Está previsto que, nesse momento, as duas mulheres farão uma oração em que aludem “a mortes por todo o lado”, “à vida que parece perder valor”, às rotinas de repente interrompidas, às lágrimas que já se esgotaram, interrogando diretamente Deus: “Onde estás, Senhor? Onde te escondeste? Queremos a nossa vida de volta. Porquê tudo isto? Que culpa temos? Porque nos abandonaste? Porque separaste deste modo as nossas famílias?” E pedem, a terminar: “No silêncio da morte e da divisão fala e ensina-nos a fazer a paz, a sermos irmãos e irmãs, a reconstruir o que as bombas querem aniquilar”.

O figurino da 13.ª estação foi objeto de destaque no Vatican News, nesta segunda-feira, 11, traduzido em várias línguas. O burburinho levantou-se e espalhou-se, lançando preocupações no Vaticano. A prova foi que o padre Antonio Spadaro, diretor da revista La Civiltà Cattolica e próximo do Papa, se desdobrou em declarações aos media e num artigo em Il Manifesto, em que procura desativar a contestação. A ideia principal é esta: “Entendamo-nos sobre uma coisa precisa: Francisco é um pastor, não um político”. E, nesta quarta-feira, 12, citava um tweet do Papa que faz notar que “o Senhor (…) não nos divide em bons e maus, em amigos e inimigos. Para Ele somos todos filhos amados”. “É terrível e escandaloso, mas é o evangelho de Cristo”, sublinhava a este propósito, Spadaro.

Ucranianos recordam episódio de Abel e Caim

Não é por esse diapasão que afina o arcebispo Sviatoslav Shevchuk, líder da Igreja Greco-Católica Ucraniana, que diz ter recebido inúmeros apelos dos fiéis da Igreja e da sociedade civil, no país e no estrangeiro, para comentar a Via-Sacra papal.

O comentário de Shevchuk foi divulgado pelo departamento de comunicação da Igreja, nestes termos:

“Considero esta ideia inoportuna e ambígua, pois não leva em conta o contexto da agressão militar russa contra a Ucrânia. Para os greco-católicos da Ucrânia, os textos e os gestos da 13.ª estação desta Via-Sacra são incompreensíveis e até ofensivos, sobretudo [no momento em que se está] à espera do segundo ataque, ainda mais sangrento, das tropas russas contra as nossas cidades e aldeias. Sei também que os nossos irmãos católicos de rito latino compartilham estes pensamentos e preocupações.”

Mais elaborado é um texto de teor analítico que surgiu, nesta quarta-feira, na página da Universidade Católica Ucraniana, assinado pelo seu vice-reitor, Myroslav Marynovych, intitulado “A cruz de Abel e a cruz de Caim são cruzes diferentes”.
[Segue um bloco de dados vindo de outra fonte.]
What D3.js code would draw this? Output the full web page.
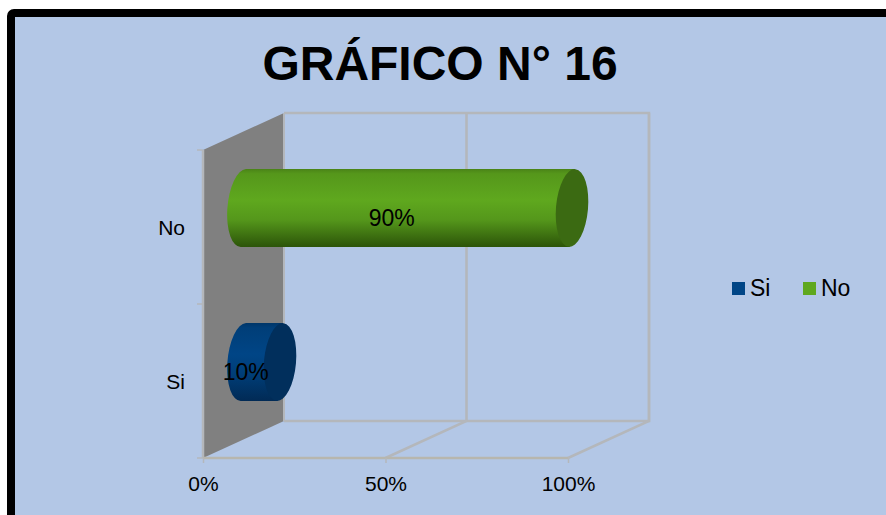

O artigo começa por sublinhar que o que se anuncia para a Via-Sacra exprime “uma incapacidade de ver as circunstâncias desta guerra a partir de dentro, e não apenas de fora” e que foi a “tentativa de reconciliar imediatamente os dois povos que indignou muitos ucranianos”.

Recorrendo ao episódio de Abel e Caim, do livro do Génesis, o autor entende que o Papa, nesse caso, evita nomear Putin e evita dizer, como Deus disse a Caim: “Aqui está a voz do sangue do teu irmão que clama da terra”. “Sem nomear o criminoso pelo nome, o Papa dá a impressão de que procura separar o criminoso do castigo merecido”.

Isto porque, segundo Myroslav Marynovych, “a cruz de Abel (a vítima inocente) e a cruz de Caim (o arrependimento do agressor) são cruzes diferentes”. E acrescenta: “Elas não podem ser combinadas, porque todo aquele que quer seguir Jesus deve tomar a sua própria cruz (cf. Mt 16:24). Os ucranianos já carregam a sua cruz; os russos têm ainda de carregar a sua nos seus ombros”.

Ao contrário de “comentadores do Vaticano” que estão certos de que “bons e maus, agressores e vítimas são aceites sob a cruz de Jesus”, “as nossas cruzes são diferentes: para uns é a cruz do sacrifício, para outros é a cruz penitencial do pecador”, defende o responsável da Universidade Católica Ucraniana.

E recorre a declarações que atribui ao núncio apostólico no seu país, o arcebispo Visvaldas Kulbokas, que terá afirmado: “É claro que sabemos que a reconciliação ocorre quando o agressor admite a sua culpa e pede desculpa.”